3 books I enjoyed reading in 2016.
These days I’m not much of a reader but I try to use my travel time to catch up on books. Here are three books I enjoyed reading in 2016.
Book #1: Grit: The Power of Passion and Perseverance by Angela Duckworth. I enjoyed this book. The title pretty much sums up my philosophy, although I mentally add ‘purpose’ to passion and perseverance. In seminars I often speak of how it took a few moments of passion to light the spark and many long years of perseverance to keep the fires lit, but I also needed Purpose to want the fire in the first place. For example, I was an engineer who wanted to help other engineers do their jobs better, so I started an IT company because I saw software as an effective tool to achieve that. Today I’m using the cloud and mobile devices to help project companies work better. So my purpose hasn’t changed. But I couldn’t have done it without ‘grit’ – my own and other people’s.
Book #2:The Innovator’s DNA by Jeff Dyer, Hal B. Gregersen and Clayton M. Christensen. This book was an almost-nostalgic experience. In an age where new ideas and new thinking seems to be going out of fashion it reminded me that innovation really is a state of mind. One of my college projects (this is more than 20 years ago, before the internet) was a cricket bowling ball machine and involved 4 guys, a shoestring budget, and a rusty wheel rim (among other ‘scavenged’ items). Nobody took us seriously. Not our classmates and not our professors. But the story ends in true filmi style: the very first shot from our machine took the middle stump with the right and left following seconds later! You can imagine how we celebrated! It was a life-changing moment because I realised that doing things other people consider ‘stupid’ or ‘unnecessary’ is exactly where innovation resides. It’s going against, not with, accepted ideas of success and failure. I’d like to think that the ‘DNA of innovation’ the book talks about is alive and well in my R&D Centre’s Innovation Lab. At least I hope so.

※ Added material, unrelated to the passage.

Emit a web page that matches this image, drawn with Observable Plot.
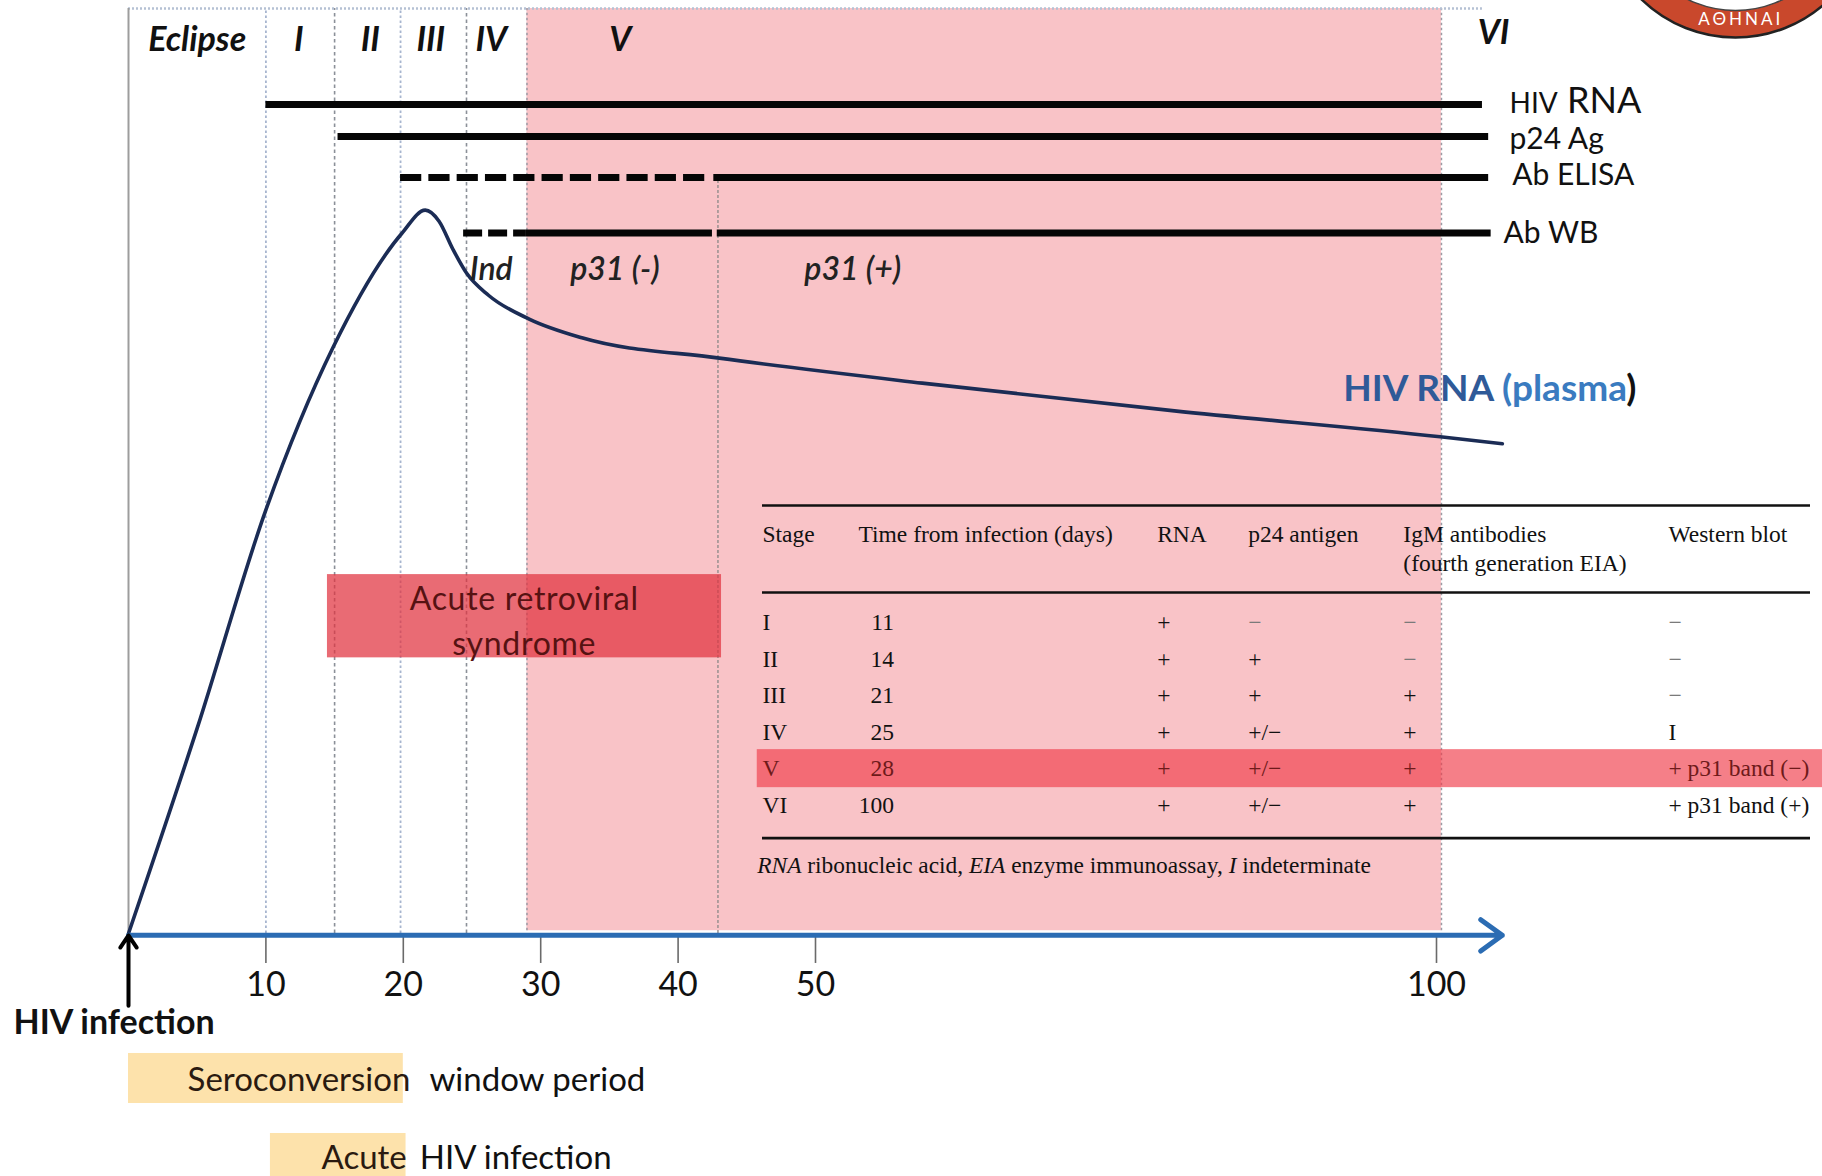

Book #3: Influence: The Psychology of Persuasion by Robert Cialdini. This book was a bit unexpected. Not because the ideas in it were new per se but because it made me realise how much my own views have evolved over the years. Those who know me will know that marketing and everything associated with it has never appealed to me. I’m a sales guy through and through. I like talking to real people, real users. This book made me think Wow – sales and marketing are so close and yet so far. Sales talks to one person at a time, marketing to many. Sales is intensely personal, marketing is utterly objective. Sales can be emotional and raw – marketing uses emotions and manipulates them (to everybody’s benefit). But for me the thing that binds both together is the element of ‘persuasion’, which is different in sales and marketing…and yet, in a way, the same. I’m still figuring it out, and I have the feeling I’ll be going back to this book and others like it for some time to come.
Well, I hope this was interesting. Let me know if there are any books you have read and enjoyed – or not – and why.